As a girl, I remember sitting in my grandmother’s living room poring over old Encyclopedia Brittanicas, yellowed with age, dog-eared with curiosity by my cousins and aunts before me. The encyclopedias were on the bottom shelf; above them, hard-back novels in all shapes and sizes, some with fraying bindings, and well-worn paperbacks, bent and unbent, all creating, in this tiny room in the Midwest, a world of endless possibilities and adventure that could be unveiled by simply turning a page.
My love of books and reading traces back to that time, even before it. And it was at a very young age that I remember imagining my own future home with one single, requisite feature – a wall full of books.

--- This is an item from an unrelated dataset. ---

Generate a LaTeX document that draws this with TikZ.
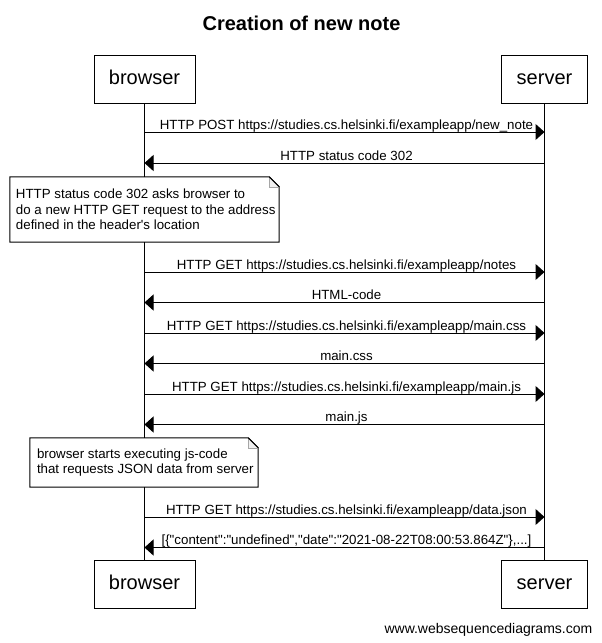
\documentclass[tikz,border=0pt]{standalone}
\usepackage{fontspec}
\setmainfont{Liberation Sans}[Ligatures={NoCommon}]
\usetikzlibrary{arrows.meta}
\newcommand{\qd}{\textquotedbl}
\begin{document}
\begin{tikzpicture}[x=1pt,y=-1pt,
  actor/.style={draw, line width=1pt, minimum width=#1, minimum height=48pt,
    inner sep=0pt, text height=14pt, text depth=4pt, fill=white,
    font=\fontsize{20}{24}\selectfont},
  lifeline/.style={line width=1pt},
  msg/.style={line width=1pt, -{Triangle[length=9pt,width=16pt]}},
  lbl/.style={anchor=base, inner sep=0pt, font=\fontsize{13.3}{15.3}\selectfont},
  noteframe/.style={fill=white, inner sep=0pt},
  notetext/.style={anchor=west, align=left, inner sep=0pt,
    font=\fontsize{13.3}{15.3}\selectfont},
  noteline/.style={line width=1pt},
  fold/.style={line width=0.6pt, draw=gray!70, fill=gray!12}
]
\useasboundingbox[fill=white] (0,0) rectangle (602,643);

% title
\node[anchor=base, inner sep=0pt, font=\fontsize{20}{24}\bfseries\selectfont] (title) at (301.5,30) {Creation of new note};

% actors
\node[actor=101pt] (bTop) at (144.5,79) {browser};
\node[actor=86pt] (sTop) at (544.5,79) {server};
\node[actor=101pt] (bBot) at (144.5,584.5) {browser};
\node[actor=86pt] (sBot) at (544.5,584.5) {server};

% lifelines
\draw[lifeline] (bTop.south) -- (bBot.north);
\draw[lifeline] (sTop.south) -- (sBot.north);

% lifeline coordinates
\foreach \i/\y in {1/132,2/163,3/272,4/302.5,5/333,6/363.5,7/394,8/424.5,9/517,10/547.5}{
  \coordinate (b\i) at (144.5,\y);
  \coordinate (s\i) at (544.5,\y);
}

% messages
\draw[msg] (b1) -- (s1);
\node[lbl] (l1) at (346.5,129) {HTTP POST https://studies.cs.helsinki.fi/exampleapp/new\_note};
\draw[msg] (s2) -- (b2);
\node[lbl] (l2) at (346.5,160) {HTTP status code 302};

% note 1
\node[noteframe, minimum width=269pt, minimum height=65pt] (n1) at (144.5,209.5) {};
\draw[noteline] (n1.north west) -- ([xshift=-10pt]n1.north east) -- ([yshift=-10pt]n1.north east) -- (n1.south east) -- (n1.south west) -- cycle;
\draw[fold] ([xshift=-10pt]n1.north east) -- ([xshift=-10pt,yshift=-10pt]n1.north east) -- ([yshift=-10pt]n1.north east);
\draw[noteline] ([xshift=-10pt]n1.north east) -- ([yshift=-10pt]n1.north east);
\node[notetext] (t1) at ([xshift=6pt]n1.west)
  {HTTP status code 302 asks browser to\\do a new HTTP GET request to the address\\defined in the header\textquotesingle s location};

\draw[msg] (b3) -- (s3);
\node[lbl] (l3) at (346.5,269) {HTTP GET https://studies.cs.helsinki.fi/exampleapp/notes};
\draw[msg] (s4) -- (b4);
\node[lbl] (l4) at (346.5,299.5) {HTML-code};
\draw[msg] (b5) -- (s5);
\node[lbl] (l5) at (346.5,330) {HTTP GET https://studies.cs.helsinki.fi/exampleapp/main.css};
\draw[msg] (s6) -- (b6);
\node[lbl] (l6) at (346.5,360.5) {main.css};
\draw[msg] (b7) -- (s7);
\node[lbl] (l7) at (346.5,391) {HTTP GET https://studies.cs.helsinki.fi/exampleapp/main.js};
\draw[msg] (s8) -- (b8);
\node[lbl] (l8) at (346.5,421.5) {main.js};

% note 2
\node[noteframe, minimum width=228pt, minimum height=49pt] (n2) at (144,462.5) {};
\draw[noteline] (n2.north west) -- ([xshift=-10pt]n2.north east) -- ([yshift=-10pt]n2.north east) -- (n2.south east) -- (n2.south west) -- cycle;
\draw[fold] ([xshift=-10pt]n2.north east) -- ([xshift=-10pt,yshift=-10pt]n2.north east) -- ([yshift=-10pt]n2.north east);
\draw[noteline] ([xshift=-10pt]n2.north east) -- ([yshift=-10pt]n2.north east);
\node[notetext] (t2) at ([xshift=7pt]n2.west)
  {browser starts executing js-code\\that requests JSON data from server};

\draw[msg] (b9) -- (s9);
\node[lbl] (l9) at (346.5,514) {HTTP GET https://studies.cs.helsinki.fi/exampleapp/data.json};
\draw[msg] (s10) -- (b10);
\node[lbl] (l10) at (346.5,544.5) {[\{\qd content\qd:\qd undefined\qd,\qd date\qd:\qd 2021-08-22T08:00:53.864Z\qd\},...]};

% footer
\node[anchor=base east, inner sep=0pt, font=\fontsize{14}{16}\selectfont] (footer) at (592.5,633) {www.websequencediagrams.com};
\end{tikzpicture}
\end{document}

As I type this right now, that wall is directly behind me. While I work at my desk each day, online, in a world where the printed tome is becoming more and more of an artifact, my love of these physical book remains, always giving me a sense of calm.
I’m not afraid of the era upon us, in which laptops and Kindles and handhelds are fast-becoming be the primary devices on which people consume words of all kinds, but I will never lose my affection for, and romantic notion of a library – home, or public – that was instilled in me in my youth.
Before I go to bed tonight, I might reach for a book of poetry on the top shelf, one that my uncle gifted me from his collection. I might open it to my favorite poem, trace my fingers across the textured pages, even inhale the slightly musty scent of the leather-bound object in my hand that has survived 40 or more years.
And if I do, as I’ve done many nights before, I will be quickly taken back to the homes of my childhood, the comforts of the objects that surrounded me, and the thousand adventures I embarked on without ever leaving my dear Grandma’s.